The stars, speaking broadly, are suns. But what is a sun? We can only reply by taking function into consideration. A sun is a great radiating machine, and the obvious criterion for admission to the order is fitness for this office. Qualification to be a centre of light and heat is the dominant characteristic of each of its true members. Now the solar emissive activity is concentrated in a shining shell of clouds known as the ‘photosphere,’ which the entire energies of the organism (so to speak) seem directed to maintain and renew. And with reason, since its efficiency as a radiator depends upon the perpetuation of the condensing process by which this brilliant surface is produced.

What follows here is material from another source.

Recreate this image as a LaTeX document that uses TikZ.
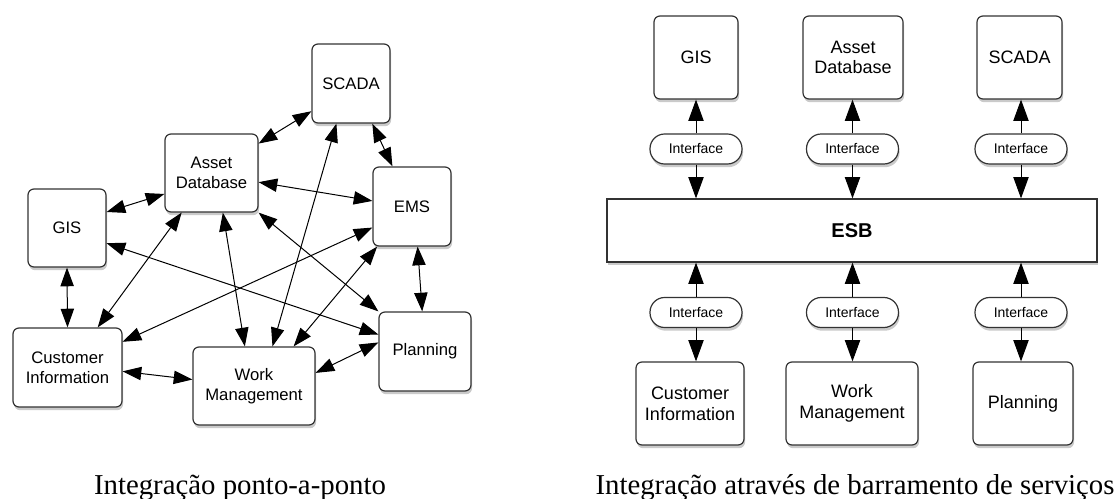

The possession of a photosphere must then be regarded as an essential feature of the suns of space. But such a structure can only be formed in an incandescent atmosphere, the action of which modifies, more or less powerfully, the light emitted from it. The spectroscope can then alone decide whether a given sidereal object be, in the proper sense, a sun. For it is not so much the quantity as the quality of its radiations that determines the point. They must be such as can be supposed to emanate from condensed and vividly glowing matter bathed in cooler, though still ignited, vapours. That is to say, they must be primarily unbroken from end to end of the rainbow-tinted riband formed by prismatic dispersion, while showing the secondary effects of absorptive encroachments.
Are the stars subject to growth and decay? We might almost as well ask, Are they subject to the laws of nature? There can be in either case no doubt about the reply. We are perfectly assured, both from reason and revelation, that a time was when they were not, and that at some future date they will have ceased to be. And we may further confidently affirm, guided by the analogy of all other creative processes with which we are acquainted, that their present condition has been gradually attained and will gradually become modified.

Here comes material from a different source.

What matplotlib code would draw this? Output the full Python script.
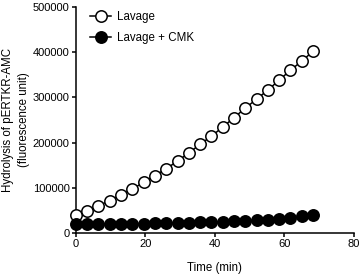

Each has then a life-history. It is what it is, because it has been what it was. Nor is it conceivable that all should have arrived simultaneously at the same stage of development. A contemporaneous universal origin can by no means be assumed as a postulate; and even if it could, the rate of progress of individual stars must have been indefinitely varied. There is hence a strong probability that the present state of some represents the past of others, the future of many more. Among the hosts of heaven we may expect to find stars in embryo, stars half formed yet chaotic, full-grown stars in orderly and equable working order, stars still effective as radiators though of declining powers, and stars on the verge of decrepitude. Their comparative study ought then, under certain conditions, to enable us to compile, as it were, the typical biography of an average star.